DATA SEGMENT
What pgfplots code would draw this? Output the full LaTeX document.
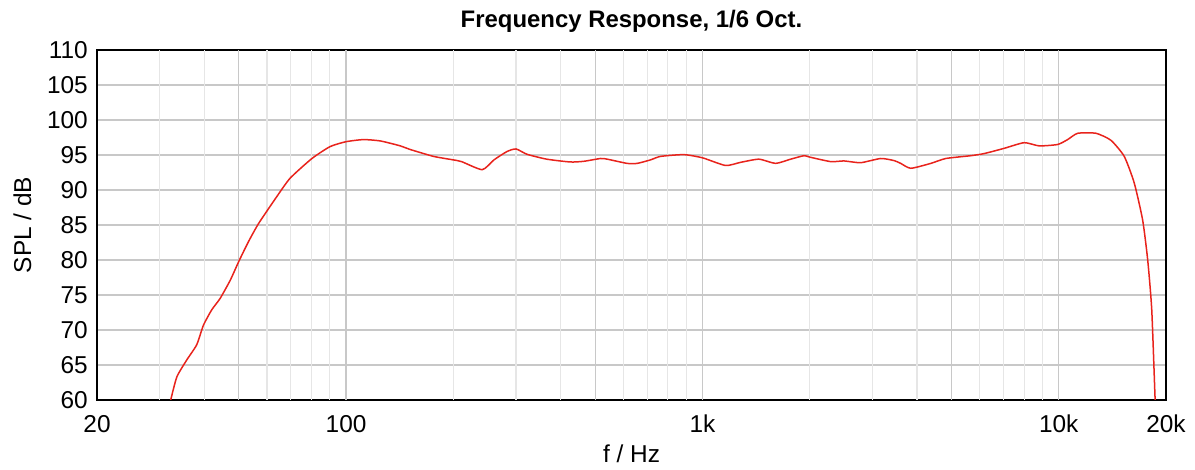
\documentclass[border=0pt]{standalone}
\usepackage{fontspec}
\setmainfont{Liberation Sans}
\usepackage{pgfplots}
\pgfplotsset{compat=1.18}
\definecolor{curvered}{HTML}{E8231C}
\definecolor{gridmaj}{HTML}{C8C8C8}
\definecolor{gridmin}{HTML}{E6E6E6}
\begin{document}
\begin{tikzpicture}[x=1bp,y=1bp]
\path[use as bounding box] (0,0) rectangle (1195,470);
\begin{axis}[
  at={(97bp,70bp)}, anchor=south west,
  scale only axis, width=1069bp, height=350bp,
  xmode=log, xmin=20, xmax=20000, ymin=60, ymax=110,
  xtick={20,100,1000,10000,20000},
  xticklabels={20,100,1k,10k,20k},
  minor xtick={},
  ytick={60,65,...,110},
  yticklabels={60,65,70,75,80,85,90,95,100,105,110},
  major tick length=0pt, minor tick length=0pt,
  ymajorgrids,
  major grid style={gridmaj, line width=1.2bp},
  axis line style={black, line width=1.6bp},
  tick label style={font=\fontsize{24.5}{28}\selectfont},
  xticklabel style={anchor=base, yshift=-33bp, inner sep=0pt},
  yticklabel style={anchor=east, xshift=-9bp, inner sep=0pt},
  /pgf/number format/assume math mode=true,
  title={Frequency Response, 1/6 Oct.},
  title style={font=\fontsize{24}{28}\selectfont\bfseries, at={(axis description cs:0.5,1)}, anchor=base, yshift=17bp, inner sep=0pt},
  xlabel={f / Hz},
  xlabel style={font=\fontsize{24.5}{28}\selectfont, at={(axis description cs:0.5,0)}, anchor=base, yshift=-63bp, inner sep=0pt},
  ylabel={SPL / dB},
  ylabel style={font=\fontsize{24.5}{28}\selectfont, at={(axis description cs:-0.0617,0.5)}, anchor=base, rotate=0, inner sep=0pt},
  clip=true,
]
\pgfplotsinvokeforeach{30,40,60,70,80,90,200,300,400,600,700,800,900,2000,3000,4000,6000,7000,8000,9000}{
  \draw[gridmin, line width=1.2bp] (axis cs:#1,60) -- (axis cs:#1,110);
}
\pgfplotsinvokeforeach{50,100,500,1000,5000,10000}{
  \draw[gridmaj, line width=1.2bp] (axis cs:#1,60) -- (axis cs:#1,110);
}
\addplot[curvered, line width=1.5bp, smooth, tension=0.35] coordinates {
(32.2,60.0) (33.5,63.3) (35.7,65.7) (38.1,67.9) (39.8,70.7) (42.0,72.9)
(44.3,74.5) (47.3,77.1) (50,79.8) (53.2,82.6) (56.8,85.2) (64,89.1)
(69.7,91.7) (80.2,94.5) (90.2,96.2) (100,96.9) (112,97.2) (125,97.0)
(142,96.3) (151,95.8) (176,94.8) (200,94.3) (211,94.05) (241,92.9)
(260,94.3) (283,95.5) (300,95.86) (322,95.1) (366,94.4) (426,94.0)
(465,94.1) (518,94.5) (541,94.4) (615,93.8) (656,93.8) (715,94.3)
(763,94.8) (887,95.05) (1000,94.6) (1161,93.5) (1280,93.95) (1441,94.4)
(1605,93.8) (1768,94.4) (1928,94.9) (2000,94.7) (2292,94.05) (2496,94.15)
(2781,93.9) (3166,94.5) (3450,94.2) (3602,93.8) (3844,93.1) (4375,93.8)
(4820,94.5) (5665,94.9) (6176,95.2) (7028,95.95) (8000,96.76) (8813,96.3)
(9927,96.5) (10590,97.2) (11300,98.1) (12720,98.1) (14010,97.1) (15270,94.8)
(16290,91.0) (17200,85.7) (17770,80.0) (18240,72.9) (18630,60.5) (18700,59.0)
};
\end{axis}
\end{tikzpicture}
\end{document}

REQUIREMENTS
Restate the whole listing above exactly, please, omitting every image.

SOLUTION FOR THIS EXERCISE
What pgfplots code would draw this? Output the full LaTeX document.
\documentclass[border=0pt]{standalone}
\usepackage{fontspec}
\setmainfont{Liberation Sans}
\usepackage{pgfplots}
\pgfplotsset{compat=1.18}
\definecolor{curvered}{HTML}{E8231C}
\definecolor{gridmaj}{HTML}{C8C8C8}
\definecolor{gridmin}{HTML}{E6E6E6}
\begin{document}
\begin{tikzpicture}[x=1bp,y=1bp]
\path[use as bounding box] (0,0) rectangle (1195,470);
\begin{axis}[
  at={(97bp,70bp)}, anchor=south west,
  scale only axis, width=1069bp, height=350bp,
  xmode=log, xmin=20, xmax=20000, ymin=60, ymax=110,
  xtick={20,100,1000,10000,20000},
  xticklabels={20,100,1k,10k,20k},
  minor xtick={},
  ytick={60,65,...,110},
  yticklabels={60,65,70,75,80,85,90,95,100,105,110},
  major tick length=0pt, minor tick length=0pt,
  ymajorgrids,
  major grid style={gridmaj, line width=1.2bp},
  axis line style={black, line width=1.6bp},
  tick label style={font=\fontsize{24.5}{28}\selectfont},
  xticklabel style={anchor=base, yshift=-33bp, inner sep=0pt},
  yticklabel style={anchor=east, xshift=-9bp, inner sep=0pt},
  /pgf/number format/assume math mode=true,
  title={Frequency Response, 1/6 Oct.},
  title style={font=\fontsize{24}{28}\selectfont\bfseries, at={(axis description cs:0.5,1)}, anchor=base, yshift=17bp, inner sep=0pt},
  xlabel={f / Hz},
  xlabel style={font=\fontsize{24.5}{28}\selectfont, at={(axis description cs:0.5,0)}, anchor=base, yshift=-63bp, inner sep=0pt},
  ylabel={SPL / dB},
  ylabel style={font=\fontsize{24.5}{28}\selectfont, at={(axis description cs:-0.0617,0.5)}, anchor=base, rotate=0, inner sep=0pt},
  clip=true,
]
\pgfplotsinvokeforeach{30,40,60,70,80,90,200,300,400,600,700,800,900,2000,3000,4000,6000,7000,8000,9000}{
  \draw[gridmin, line width=1.2bp] (axis cs:#1,60) -- (axis cs:#1,110);
}
\pgfplotsinvokeforeach{50,100,500,1000,5000,10000}{
  \draw[gridmaj, line width=1.2bp] (axis cs:#1,60) -- (axis cs:#1,110);
}
\addplot[curvered, line width=1.5bp, smooth, tension=0.35] coordinates {
(32.2,60.0) (33.5,63.3) (35.7,65.7) (38.1,67.9) (39.8,70.7) (42.0,72.9)
(44.3,74.5) (47.3,77.1) (50,79.8) (53.2,82.6) (56.8,85.2) (64,89.1)
(69.7,91.7) (80.2,94.5) (90.2,96.2) (100,96.9) (112,97.2) (125,97.0)
(142,96.3) (151,95.8) (176,94.8) (200,94.3) (211,94.05) (241,92.9)
(260,94.3) (283,95.5) (300,95.86) (322,95.1) (366,94.4) (426,94.0)
(465,94.1) (518,94.5) (541,94.4) (615,93.8) (656,93.8) (715,94.3)
(763,94.8) (887,95.05) (1000,94.6) (1161,93.5) (1280,93.95) (1441,94.4)
(1605,93.8) (1768,94.4) (1928,94.9) (2000,94.7) (2292,94.05) (2496,94.15)
(2781,93.9) (3166,94.5) (3450,94.2) (3602,93.8) (3844,93.1) (4375,93.8)
(4820,94.5) (5665,94.9) (6176,95.2) (7028,95.95) (8000,96.76) (8813,96.3)
(9927,96.5) (10590,97.2) (11300,98.1) (12720,98.1) (14010,97.1) (15270,94.8)
(16290,91.0) (17200,85.7) (17770,80.0) (18240,72.9) (18630,60.5) (18700,59.0)
};
\end{axis}
\end{tikzpicture}
\end{document}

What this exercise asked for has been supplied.